§ GIVEN INFORMATION:

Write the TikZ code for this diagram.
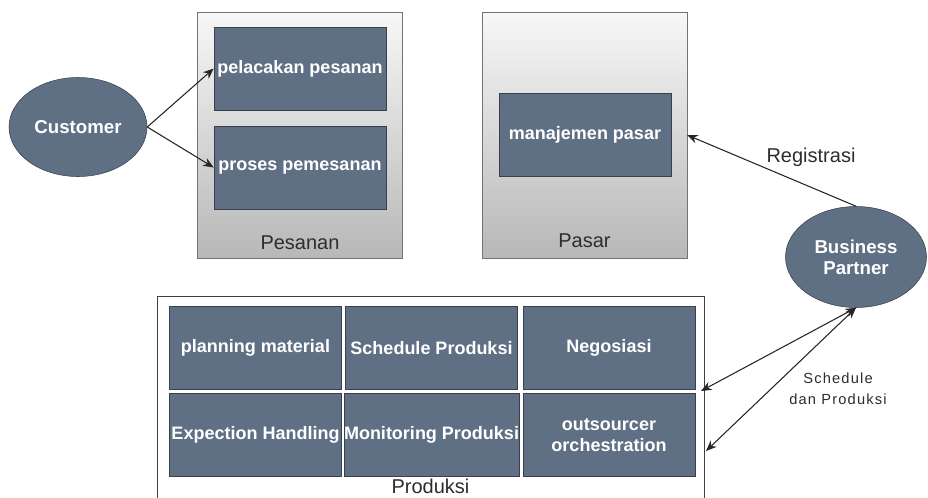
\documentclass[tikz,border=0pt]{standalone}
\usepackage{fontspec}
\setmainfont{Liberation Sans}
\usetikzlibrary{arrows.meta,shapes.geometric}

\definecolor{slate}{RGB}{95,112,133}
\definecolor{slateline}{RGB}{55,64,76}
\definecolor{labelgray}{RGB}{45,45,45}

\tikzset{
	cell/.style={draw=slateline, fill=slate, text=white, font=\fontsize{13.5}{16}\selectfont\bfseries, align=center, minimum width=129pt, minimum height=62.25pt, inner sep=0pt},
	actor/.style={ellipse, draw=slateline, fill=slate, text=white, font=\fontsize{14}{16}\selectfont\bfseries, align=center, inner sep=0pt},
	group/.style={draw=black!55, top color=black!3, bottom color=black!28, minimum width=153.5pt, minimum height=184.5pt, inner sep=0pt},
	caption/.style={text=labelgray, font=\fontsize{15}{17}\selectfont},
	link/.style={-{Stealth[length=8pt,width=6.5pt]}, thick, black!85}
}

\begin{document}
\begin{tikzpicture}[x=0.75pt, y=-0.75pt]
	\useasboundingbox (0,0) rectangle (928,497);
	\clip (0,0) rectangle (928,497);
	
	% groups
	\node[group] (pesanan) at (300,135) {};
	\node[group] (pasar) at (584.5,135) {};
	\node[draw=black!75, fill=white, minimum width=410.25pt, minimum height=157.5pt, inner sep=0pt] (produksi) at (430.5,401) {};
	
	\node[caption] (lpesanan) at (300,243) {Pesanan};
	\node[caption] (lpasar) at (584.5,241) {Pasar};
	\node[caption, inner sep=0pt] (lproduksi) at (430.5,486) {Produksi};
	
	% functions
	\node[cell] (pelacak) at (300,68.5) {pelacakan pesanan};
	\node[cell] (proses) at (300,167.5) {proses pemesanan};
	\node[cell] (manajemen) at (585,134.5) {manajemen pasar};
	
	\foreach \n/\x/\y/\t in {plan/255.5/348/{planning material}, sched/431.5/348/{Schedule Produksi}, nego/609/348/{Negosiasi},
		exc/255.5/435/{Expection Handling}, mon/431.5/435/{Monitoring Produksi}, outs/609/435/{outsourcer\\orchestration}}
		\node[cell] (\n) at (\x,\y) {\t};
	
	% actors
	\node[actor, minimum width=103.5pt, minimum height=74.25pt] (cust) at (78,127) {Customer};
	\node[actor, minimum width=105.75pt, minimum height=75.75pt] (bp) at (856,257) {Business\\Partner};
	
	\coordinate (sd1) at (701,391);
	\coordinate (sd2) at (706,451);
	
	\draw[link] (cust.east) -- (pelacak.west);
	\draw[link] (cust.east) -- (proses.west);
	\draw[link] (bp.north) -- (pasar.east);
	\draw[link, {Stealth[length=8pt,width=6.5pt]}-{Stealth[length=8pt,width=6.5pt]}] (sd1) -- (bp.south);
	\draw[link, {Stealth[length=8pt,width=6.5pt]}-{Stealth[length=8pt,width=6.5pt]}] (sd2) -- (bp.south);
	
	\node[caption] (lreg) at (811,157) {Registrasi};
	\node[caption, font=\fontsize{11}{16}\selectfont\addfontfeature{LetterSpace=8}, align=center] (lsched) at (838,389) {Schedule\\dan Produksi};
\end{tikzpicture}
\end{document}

§ GOAL:
Copy the whole of the material above exactly, but not its images.

§ ANSWER:
Write the TikZ code for this diagram.
\documentclass[tikz,border=0pt]{standalone}
\usepackage{fontspec}
\setmainfont{Liberation Sans}
\usetikzlibrary{arrows.meta,shapes.geometric}

\definecolor{slate}{RGB}{95,112,133}
\definecolor{slateline}{RGB}{55,64,76}
\definecolor{labelgray}{RGB}{45,45,45}

\tikzset{
	cell/.style={draw=slateline, fill=slate, text=white, font=\fontsize{13.5}{16}\selectfont\bfseries, align=center, minimum width=129pt, minimum height=62.25pt, inner sep=0pt},
	actor/.style={ellipse, draw=slateline, fill=slate, text=white, font=\fontsize{14}{16}\selectfont\bfseries, align=center, inner sep=0pt},
	group/.style={draw=black!55, top color=black!3, bottom color=black!28, minimum width=153.5pt, minimum height=184.5pt, inner sep=0pt},
	caption/.style={text=labelgray, font=\fontsize{15}{17}\selectfont},
	link/.style={-{Stealth[length=8pt,width=6.5pt]}, thick, black!85}
}

\begin{document}
\begin{tikzpicture}[x=0.75pt, y=-0.75pt]
	\useasboundingbox (0,0) rectangle (928,497);
	\clip (0,0) rectangle (928,497);
	
	% groups
	\node[group] (pesanan) at (300,135) {};
	\node[group] (pasar) at (584.5,135) {};
	\node[draw=black!75, fill=white, minimum width=410.25pt, minimum height=157.5pt, inner sep=0pt] (produksi) at (430.5,401) {};
	
	\node[caption] (lpesanan) at (300,243) {Pesanan};
	\node[caption] (lpasar) at (584.5,241) {Pasar};
	\node[caption, inner sep=0pt] (lproduksi) at (430.5,486) {Produksi};
	
	% functions
	\node[cell] (pelacak) at (300,68.5) {pelacakan pesanan};
	\node[cell] (proses) at (300,167.5) {proses pemesanan};
	\node[cell] (manajemen) at (585,134.5) {manajemen pasar};
	
	\foreach \n/\x/\y/\t in {plan/255.5/348/{planning material}, sched/431.5/348/{Schedule Produksi}, nego/609/348/{Negosiasi},
		exc/255.5/435/{Expection Handling}, mon/431.5/435/{Monitoring Produksi}, outs/609/435/{outsourcer\\orchestration}}
		\node[cell] (\n) at (\x,\y) {\t};
	
	% actors
	\node[actor, minimum width=103.5pt, minimum height=74.25pt] (cust) at (78,127) {Customer};
	\node[actor, minimum width=105.75pt, minimum height=75.75pt] (bp) at (856,257) {Business\\Partner};
	
	\coordinate (sd1) at (701,391);
	\coordinate (sd2) at (706,451);
	
	\draw[link] (cust.east) -- (pelacak.west);
	\draw[link] (cust.east) -- (proses.west);
	\draw[link] (bp.north) -- (pasar.east);
	\draw[link, {Stealth[length=8pt,width=6.5pt]}-{Stealth[length=8pt,width=6.5pt]}] (sd1) -- (bp.south);
	\draw[link, {Stealth[length=8pt,width=6.5pt]}-{Stealth[length=8pt,width=6.5pt]}] (sd2) -- (bp.south);
	
	\node[caption] (lreg) at (811,157) {Registrasi};
	\node[caption, font=\fontsize{11}{16}\selectfont\addfontfeature{LetterSpace=8}, align=center] (lsched) at (838,389) {Schedule\\dan Produksi};
\end{tikzpicture}
\end{document}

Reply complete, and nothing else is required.